The seven men sentenced to 25 to 40 years were O. C. Bland, Bert Bland, John Lamb, Eugene Barnett, James McInerney, Ray Becker and Britt Smith.
Motion for a new trial was made by Vanderveer, and argued at length but was denied by Judge Wilson before the sentence was passed.
The minimum sentence for second degree murder is 10 years, the maximum life imprisonment. The defense has 90 days in which, to carry the case to the supreme court.
[Photograph and emphasis added.]
From The Nation of April 17, 1920:
Centralia: An Unfinished Story
By ANNA LOUISE STRONG
NEITHER side was satisfied with the compromise verdict rendered by the jury at Montesano in the trial of the eleven members of the I. W. W. charged with the murder of Warren 0. Grimm in connection with the Centralia tragedy on Armistice Day.

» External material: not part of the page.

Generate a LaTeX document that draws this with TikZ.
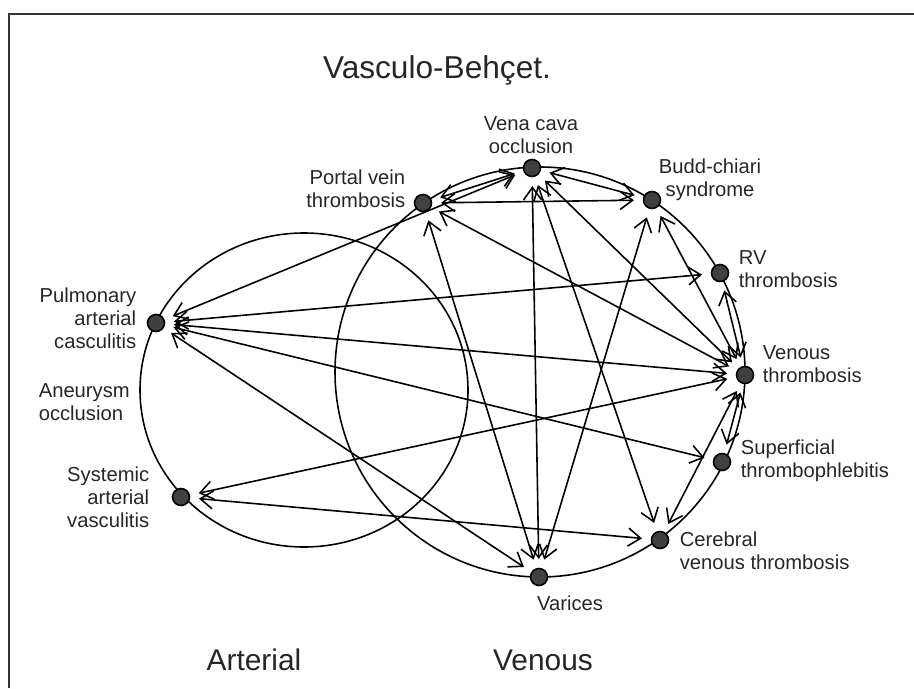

The prosecution asked that all eleven be convicted of murder in the first degree, as having conspired to commit murder. The defense asked that all be acquitted, as men who had planned only to defend themselves and their hall against a threatened raid. One of the defendants was freed on a directed verdict. Of the ten considered by the jury, two were acquitted, one adjudged insane, and seven convicted of murder in the second degree. Even to the jury itself this verdict was not satisfactory. It brought in first a verdict of murder in the third degree for two of the defendants, but was informed by the judge that this was inadmissible, and upon further consideration changed the verdict to that of murder in the second degree. It is generally conceded that three of the jurors held out for some time for absolute acquittal of all defendants.